After several days had passed, they became more numerous in the sky than ever. They shined in the sky more than the brightness of the sun, and extended to the limits of the four supports of heaven […] Powerful was the position of the Fiery Disks.

The army of the King looked on, with His Majesty in their midst. It was after the evening meal when the Disks ascended even higher in the sky to the south. Fish and other volatiles rained down from the sky: a marvel never before known since the foundation of the country. And His Majesty caused incense to be brought to appease the heart of Amun-Re, the god of the Two Lands. And it was [ordered] that the event [be recorded for] His Majesty in the Annals of the House of Life [to be remembered] for ever.

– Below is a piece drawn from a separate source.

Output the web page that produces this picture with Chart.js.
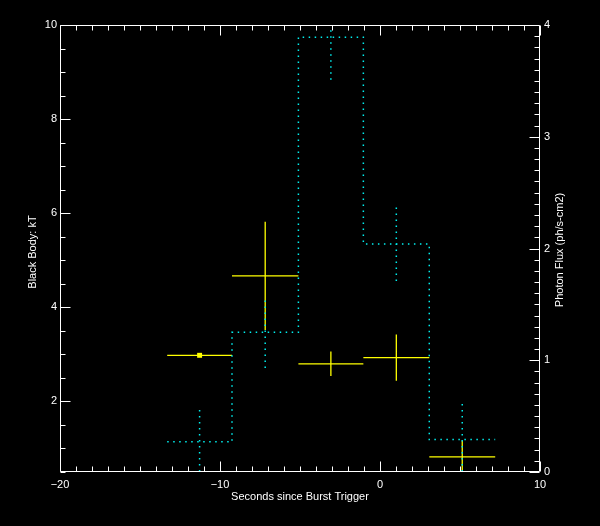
<!DOCTYPE html>
<html>
<head>
<meta charset="utf-8">
<script src="https://cdn.jsdelivr.net/npm/chart.js@4"></script>
<style>
  html, body { margin: 0; padding: 0; background: #000; }
  #wrap { width: 600px; height: 526px; }
</style>
</head>
<body>
<div id="wrap"><canvas id="burstChart" width="600" height="526"></canvas></div>
<script>
// time bins (seconds since trigger)
const binLo = [-13.3, -9.25, -5.1, -1.04, 3.08];
const binHi = [-9.25, -5.1, -1.04, 3.08, 7.2];

// black body kT (left axis)
const kT = [2.98, 4.67, 2.80, 2.93, 0.82];
const kTErr = [0.0, 1.15, 0.26, 0.49, 0.35];

// photon flux (right axis)
const flux = [0.27, 1.25, 3.89, 2.04, 0.29];
const fluxErr = [0.32, 0.32, 0.38, 0.33, 0.34];

// tick labels
const xTicks = [-20, -10, 0, 10];
const kTTicks = [2, 4, 6, 8, 10];
const fluxTicks = [0, 1, 2, 3, 4];

const YELLOW = '#ffff00';
const CYAN = '#00eeee';
const FONT = { family: 'Liberation Sans', size: 11 };

const mid = i => (binLo[i] + binHi[i]) / 2;

// build broken line segments, null breaks the line
function segments(list) {
    const out = [];
    list.forEach(s => {
        out.push(s[0], s[1], { x: s[1].x, y: null });
    });
    return out;
}

const kTHoriz = segments(kT.map((v, i) => [{ x: binLo[i], y: v }, { x: binHi[i], y: v }]));
const kTVert = segments(kT.map((v, i) => [{ x: mid(i), y: v - kTErr[i] }, { x: mid(i), y: v + kTErr[i] }]));

const fluxStep = [];
flux.forEach((v, i) => {
    fluxStep.push({ x: binLo[i], y: v }, { x: binHi[i], y: v });
});
const fluxVert = segments(flux.map((v, i) => [{ x: mid(i), y: v - fluxErr[i] }, { x: mid(i), y: v + fluxErr[i] }]));

// frame, inward ticks and titles
const framePlugin = {
    id: 'frame',
    beforeDraw(chart) {
        const ctx = chart.ctx;
        ctx.save();
        ctx.fillStyle = '#000';
        ctx.fillRect(0, 0, chart.width, chart.height);
        ctx.restore();
    },
    afterDraw(chart) {
        const ctx = chart.ctx;
        const a = chart.chartArea;
        const sx = chart.scales.x, sy = chart.scales.y, sy1 = chart.scales.y1;
        const L = Math.round(a.left) + 0.5, R = Math.round(a.right) - 0.5;
        const T = Math.round(a.top) + 0.5, B = Math.round(a.bottom) - 0.5;
        ctx.save();
        ctx.strokeStyle = '#fff';
        ctx.lineWidth = 1;
        ctx.beginPath();
        ctx.rect(L, T, R - L, B - T);

        for (let v = -20; v <= 10; v++) {
            const px = Math.round(sx.getPixelForValue(v)) + 0.5;
            const len = v % 10 === 0 ? 10 : 5;
            ctx.moveTo(px, B); ctx.lineTo(px, B - len);
            ctx.moveTo(px, T); ctx.lineTo(px, T + len);
        }
        for (let v = 0.5; v <= 10; v += 0.5) {
            const py = Math.round(sy.getPixelForValue(v)) + 0.5;
            const len = v % 2 === 0 ? 10 : 5;
            ctx.moveTo(L, py); ctx.lineTo(L + len, py);
        }
        for (let k = 0; k <= 40; k++) {
            const py = Math.round(sy1.getPixelForValue(k / 10)) + 0.5;
            const len = k % 10 === 0 ? 10 : 5;
            ctx.moveTo(R, py); ctx.lineTo(R - len, py);
        }
        ctx.stroke();

        ctx.fillStyle = '#fff';
        ctx.font = FONT.size + 'px ' + FONT.family;
        ctx.textAlign = 'center';
        ctx.textBaseline = 'middle';
        ctx.fillText('Seconds since Burst Trigger', (a.left + a.right) / 2, 497);

        ctx.save();
        ctx.translate(33, 252);
        ctx.rotate(-Math.PI / 2);
        ctx.fillText('Black Body: kT', 0, 0);
        ctx.restore();

        ctx.save();
        ctx.translate(560, 250);
        ctx.rotate(-Math.PI / 2);
        ctx.fillText('Photon Flux (ph/s-cm2)', 0, 0);
        ctx.restore();
        ctx.restore();
    }
};

const lineDs = (data, color, axis, width, dash) => ({
    data: data,
    yAxisID: axis,
    showLine: true,
    borderColor: color,
    borderWidth: width,
    borderDash: dash || [],
    pointRadius: 0,
    spanGaps: false
});

const tickOpts = (pad) => ({ color: '#fff', font: FONT, padding: pad, autoSkip: false, maxRotation: 0 });
const noGrid = { display: false, drawTicks: false };

new Chart(document.getElementById('burstChart'), {
    type: 'scatter',
    data: {
        datasets: [
            lineDs(fluxStep, CYAN, 'y1', 1.5, [1.5, 4.5]),
            lineDs(fluxVert, CYAN, 'y1', 1.5, [1.5, 4.5]),
            lineDs(kTHoriz, YELLOW, 'y', 1.3),
            lineDs(kTVert, YELLOW, 'y', 1.3),
            {
                data: [{ x: mid(0), y: kT[0] }],
                yAxisID: 'y',
                pointStyle: 'rect',
                pointRadius: 3.5,
                backgroundColor: YELLOW,
                borderColor: YELLOW,
                borderWidth: 0
            }
        ]
    },
    options: {
        responsive: false,
        devicePixelRatio: 1,
        animation: false,
        layout: { padding: { top: 25, left: 0, right: 0, bottom: 0 } },
        plugins: { legend: { display: false }, tooltip: { enabled: false } },
        scales: {
            x: {
                type: 'linear',
                min: -20,
                max: 10,
                grid: noGrid,
                border: { display: false },
                afterBuildTicks: s => { s.ticks = xTicks.map(v => ({ value: v })); },
                afterFit: s => { s.height = 54; },
                ticks: Object.assign(tickOpts(6), {
                    callback: v => String(v).replace('-', '\u2212')
                })
            },
            y: {
                position: 'left',
                min: 0.5,
                max: 10,
                grid: noGrid,
                border: { display: false },
                afterBuildTicks: s => { s.ticks = kTTicks.map(v => ({ value: v })); },
                afterFit: s => { s.width = 60; },
                ticks: tickOpts(3)
            },
            y1: {
                position: 'right',
                min: 0,
                max: 4,
                grid: noGrid,
                border: { display: false },
                afterBuildTicks: s => { s.ticks = fluxTicks.map(v => ({ value: v })); },
                afterFit: s => { s.width = 60; },
                ticks: tickOpts(4)
            }
        }
    },
    plugins: [framePlugin]
});
</script>
</body>
</html>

R. Cedric Leonard also translated the Tulli Papyrus.

Should We View the Tulli Papyrus as a Credible Source?

As it derives from the translations of the ancient text, this supposed UFO sighting took place around 1480 BC and was witnessed by many people. It is pretty safe to assume that the ancient Egyptians wouldn’t have misinterpreted these “fiery disks” with a rare astronomical or weather phenomena, since they were extremely advanced when it came to astronomy. Their expertise in astronomy and other sciences make many historians believe that Egyptians would have been capable to tell the difference between an astronomical phenomenon and a bizarre, unexplained incident like the one described in the text.

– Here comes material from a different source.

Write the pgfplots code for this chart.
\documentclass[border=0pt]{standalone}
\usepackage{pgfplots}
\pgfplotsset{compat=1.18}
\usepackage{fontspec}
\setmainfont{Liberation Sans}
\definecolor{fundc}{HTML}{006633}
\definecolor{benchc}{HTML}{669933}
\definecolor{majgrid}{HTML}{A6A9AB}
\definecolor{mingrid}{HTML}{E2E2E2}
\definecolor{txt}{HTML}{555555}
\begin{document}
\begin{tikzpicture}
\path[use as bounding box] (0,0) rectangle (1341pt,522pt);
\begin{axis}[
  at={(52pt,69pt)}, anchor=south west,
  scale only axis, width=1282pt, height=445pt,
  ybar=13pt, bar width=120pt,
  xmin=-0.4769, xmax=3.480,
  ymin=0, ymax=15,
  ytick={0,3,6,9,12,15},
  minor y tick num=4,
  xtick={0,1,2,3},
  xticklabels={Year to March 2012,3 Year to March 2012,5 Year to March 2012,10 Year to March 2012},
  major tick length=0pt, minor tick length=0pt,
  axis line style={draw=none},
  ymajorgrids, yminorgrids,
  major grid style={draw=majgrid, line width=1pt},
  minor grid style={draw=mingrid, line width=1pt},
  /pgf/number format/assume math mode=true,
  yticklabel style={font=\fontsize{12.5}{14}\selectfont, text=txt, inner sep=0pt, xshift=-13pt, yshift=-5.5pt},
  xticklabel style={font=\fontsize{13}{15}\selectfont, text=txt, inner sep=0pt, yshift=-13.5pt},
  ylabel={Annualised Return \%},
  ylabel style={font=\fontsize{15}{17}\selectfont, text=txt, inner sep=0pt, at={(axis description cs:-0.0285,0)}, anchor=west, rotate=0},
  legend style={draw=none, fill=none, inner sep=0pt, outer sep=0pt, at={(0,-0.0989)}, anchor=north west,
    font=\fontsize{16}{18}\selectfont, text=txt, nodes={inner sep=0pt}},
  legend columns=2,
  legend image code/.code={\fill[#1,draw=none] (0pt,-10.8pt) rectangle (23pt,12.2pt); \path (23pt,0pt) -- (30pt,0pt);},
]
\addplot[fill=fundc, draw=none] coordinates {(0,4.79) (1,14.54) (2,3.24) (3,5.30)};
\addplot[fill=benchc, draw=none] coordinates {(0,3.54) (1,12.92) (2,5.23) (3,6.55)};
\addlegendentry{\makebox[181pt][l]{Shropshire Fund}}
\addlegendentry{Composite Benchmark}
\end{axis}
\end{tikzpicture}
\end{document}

Astronomical depictions in the tomb of Senenmut.

However, we should not be carried away with any conclusions. Conversely, we should keep in mind that the Tulli Papyrus is not an authentic papyrus, but a translation of a modern transcription of an alleged Egyptian document, the location of which is currently unknown. Furthermore, the existence of such document has only been reported by one individual (de Rachewiltz) and thus no scientific examination can take place without analyzing the original for authenticity. So, at this point in history it would be pointless to further analyze what these “circles of fire” could have possibly been, when the existence of the original text is in question itself.

An imaginative depiction of a UFO over camels and pyramids.

The debate should stay open until additional evidence – verifying or exposing the whole story as a hoax – pops up. As for now, we can only speculate. As Mulder from X Files would say; The truth is out there!